The Twenty-fourth Amendment (Amendment XXIV) prohibits both Congress and the states from conditioning the right to vote in federal elections on payment of a poll tax or other types of tax. The amendment was proposed by Congress to the states on August 27, 1962, and was ratified by the states on January 23, 1964.
Poll taxes appeared in southern states after Reconstruction as a measure to prevent African Americans from voting, and had been held to be constitutional by the Supreme Court of the United States in the 1937 decision Breedlove v. Suttles. At the time of this amendment’s passage, five states still retained a poll tax: Virginia, Alabama, Texas, Arkansas, and Mississippi. The amendment made the poll tax unconstitutional in regards to federal elections. However, it was not until the U.S. Supreme Court ruled 6–3 in Harper v. Virginia Board of Elections (1966) that poll taxes for state elections were unconstitutional because they violated the Equal Protection Clause of the Fourteenth Amendment.
Forty-nine years ago today, President Lyndon B. Johnson signed into law the Voting Rights Act of 1965, taking an enormous step toward protecting the right to vote for all Americans.Decades of concerted effort on the part of state and local officials to disenfranchise African Americans through the use of poll taxes, literacy tests and sheer intimidation had inspired little action from Congress.
But the momentum created by the passage of the Civil Rights Act of 1964, as well as the horrified reaction to violence inflicted upon voting-rights protesters marching from Selma to Montgomery, Alabama, in March 1965, drove federal legislators to craft a response.

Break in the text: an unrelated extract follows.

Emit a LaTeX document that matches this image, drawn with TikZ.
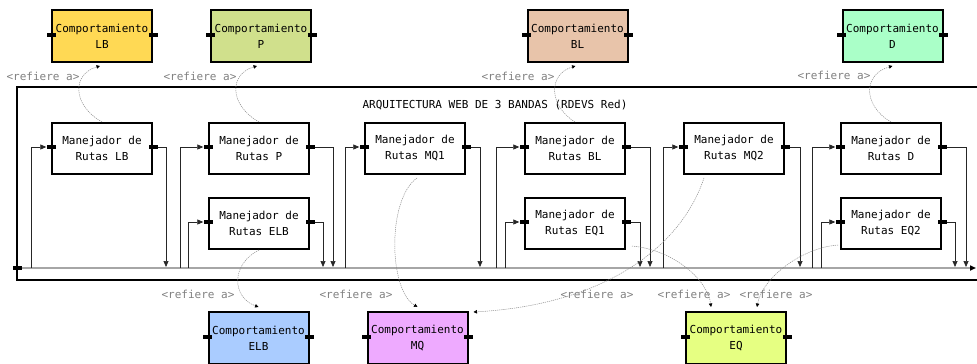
\documentclass[tikz,border=0pt]{standalone}
\usepackage{fontspec}
\setmonofont{DejaVu Sans Mono}
\usetikzlibrary{arrows.meta,calc}
\definecolor{colLB}{RGB}{255,217,84}
\definecolor{colP}{RGB}{208,224,140}
\definecolor{colBL}{RGB}{232,196,170}
\definecolor{colD}{RGB}{170,255,200}
\definecolor{colELB}{RGB}{170,204,255}
\definecolor{colMQ}{RGB}{238,170,255}
\definecolor{colEQ}{RGB}{230,255,130}
\begin{document}
\begin{tikzpicture}[x=1pt,y=-1pt,
  txt/.style={font=\ttfamily\fontsize{11}{16}\selectfont},
  behav/.style={draw=black, line width=2pt, minimum width=100pt, minimum height=52pt,
    inner sep=0pt, align=center, txt},
  router/.style={draw=black, fill=white, line width=2pt, minimum width=100pt,
    minimum height=51pt, inner sep=0pt, align=center, txt},
  port/.style={fill=black, minimum width=9pt, minimum height=4pt, inner sep=0pt},
  wire/.style={draw=black!85, line width=0.7pt, -{Triangle[length=6pt,width=5pt]}},
  bus/.style={draw=black!35, line width=1.5pt, -{Triangle[length=6pt,width=5pt,color=black]}},
  refers/.style={draw=black!45, line width=0.5pt, dash pattern=on 1.2pt off 0.9pt,
    -{Triangle[length=3.5pt,width=3.5pt,color=black]}},
  lbl/.style={txt, text=black!50}]
\useasboundingbox (0,0) rectangle (977,364);
\clip (0,0) rectangle (977,364);

% container of the architecture
\draw[line width=2pt] (1010,87) -- (17,87) -- (17,280) -- (1010,280);
\node[txt] (title) at (495,105) {ARQUITECTURA WEB DE 3 BANDAS (RDEVS Red)};

% behaviour boxes
\node[behav, fill=colLB] (cLB) at (102,36) {Comportamiento\\LB};
\node[behav, fill=colP] (cP) at (261,36) {Comportamiento\\P};
\node[behav, fill=colBL] (cBL) at (577.5,36) {Comportamiento\\BL};
\node[behav, fill=colD] (cD) at (892.5,36) {Comportamiento\\D};
\node[behav, fill=colELB] (cELB) at (258.5,338) {Comportamiento\\ELB};
\node[behav, fill=colMQ] (cMQ) at (417.5,338) {Comportamiento\\MQ};
\node[behav, fill=colEQ] (cEQ) at (736,338) {Comportamiento\\EQ};

% route handlers
\node[router] (mrLB) at (102,148.5) {Manejador de\\Rutas LB};
\node[router] (mrP) at (259,148.5) {Manejador de\\Rutas P};
\node[router] (mrELB) at (259,223.5) {Manejador de\\Rutas ELB};
\node[router] (mrMQ1) at (415,148.5) {Manejador de\\Rutas MQ1};
\node[router] (mrBL) at (575,148.5) {Manejador de\\Rutas BL};
\node[router] (mrEQ1) at (575,223.5) {Manejador de\\Rutas EQ1};
\node[router] (mrMQ2) at (734,148.5) {Manejador de\\Rutas MQ2};
\node[router] (mrD) at (891,148.5) {Manejador de\\Rutas D};
\node[router] (mrEQ2) at (891,223.5) {Manejador de\\Rutas EQ2};

% ports on both sides of every box
\foreach \n in {cLB,cP,cBL,cD,cELB,cMQ,cEQ,mrLB,mrP,mrELB,mrMQ1,mrBL,mrEQ1,mrMQ2,mrD,mrEQ2}{
  \node[port] (\n-i) at ([yshift=1.5pt]\n.west) {};
  \node[port] (\n-o) at ([yshift=1.5pt]\n.east) {};
}

% shared bus
\node[port] (busL) at (17,268) {};
\coordinate (busR) at (976,268);
\draw[bus] (busL.east) -- (busR);

% taps on the bus
\foreach \n/\x in {LB/31,P/180,ELB/188,MQ1/345,BL/496,EQ1/505,MQ2/663,D/812,EQ2/821}
  \coordinate (in\n) at (\x,268);
\foreach \n/\x in {LB/166,ELB/323,P/333,MQ1/480,EQ1/640,BL/650,MQ2/800,EQ2/955,D/966}
  \coordinate (out\n) at (\x,267);

\foreach \n in {LB,P,ELB,MQ1,BL,EQ1,MQ2,D,EQ2}{
  \draw[wire] (in\n) |- (mr\n-i.west);
  \draw[wire] (mr\n-o.east) -| (out\n);
}

% references to behaviours
\draw[refers] (mrLB.north) .. controls +(-30,-17) and +(-28,8) .. ([xshift=-2pt,yshift=-3pt]cLB.south);
\draw[refers] (mrP.north) .. controls +(-30,-17) and +(-28,8) .. ([xshift=-4pt,yshift=-3pt]cP.south);
\draw[refers] (mrBL.north) .. controls +(-27,-17) and +(-27,8) .. ([xshift=-2pt,yshift=-3pt]cBL.south);
\draw[refers] (mrD.north) .. controls +(-29,-17) and +(-29,8) .. ([yshift=-3pt]cD.south);
\draw[refers] (mrELB.south) .. controls +(-28,14) and +(-27,-10) .. ([yshift=4pt]cELB.north);
\draw[refers] ([xshift=2pt,yshift=-3pt]mrMQ1.south) .. controls +(-30,21) and +(-29,-17) .. ([yshift=4pt]cMQ.north);
\draw[refers] ([xshift=-30pt,yshift=-3pt]mrMQ2.south) .. controls +(-24,72) and +(127,-7) .. ([xshift=5pt,yshift=-1pt]cMQ.north east);
\draw[refers] ([xshift=6pt,yshift=4pt]mrEQ1.south east) .. controls +(43,4) and +(-3,-26) .. ([xshift=-25pt,yshift=4pt]cEQ.north);
\draw[refers] ([xshift=-2pt,yshift=5pt]mrEQ2.south west) .. controls +(-38,3) and +(5,-28) .. ([xshift=21pt,yshift=4pt]cEQ.north);

% reference labels
\node[lbl] (r1) at (43,76) {<refiere a>};
\node[lbl] (r2) at (200,76) {<refiere a>};
\node[lbl] (r3) at (518,76) {<refiere a>};
\node[lbl] (r4) at (834,75) {<refiere a>};
\node[lbl] (r5) at (198,294) {<refiere a>};
\node[lbl] (r6) at (356,294) {<refiere a>};
\node[lbl] (r7) at (597,294) {<refiere a>};
\node[lbl] (r8) at (694,294) {<refiere a>};
\node[lbl] (r9) at (776,294) {<refiere a>};
\end{tikzpicture}
\end{document}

The resulting legislation, signed into law at the Capitol with Dr. Martin Luther King, Jr., Rosa Parks and other civil-rights leaders looking on, has stood firmly for nearly half a century.
Among other measures, the VRA outlawed literacy tests and empowered the U.S. Department of Justice to challenge the use of poll taxes in state and local elections. Passage of the 24th Amendment in 1964 already barred the use of poll taxes in national elections.
Section 2 is largely a restatement of the 15th Amendment, prohibiting any voting rules or procedures that discriminate on the basis of race or color. Amendments to the VRA in 1975 extended its protections to members of a language minority group, such as speakers of Spanish or Native American languages.
Moreover, thanks to another round of amendments in 1982, citizens today who challenge voting regulations under Section 2 need only prove that, in the “totality of the circumstance of the local electoral process,” the rules have merely the effect of abridging the right to vote.
In crafting the original VRA, Congress also provided for special intervention in jurisdictions where racial discrimination is believed to be greatest. Under Section 5, those parts of the country identified by a formula established in Section 4 must obtain “pre-clearance” from the DOJ or the U.S. District Court of the District of Columbia before making any changes to its voting laws.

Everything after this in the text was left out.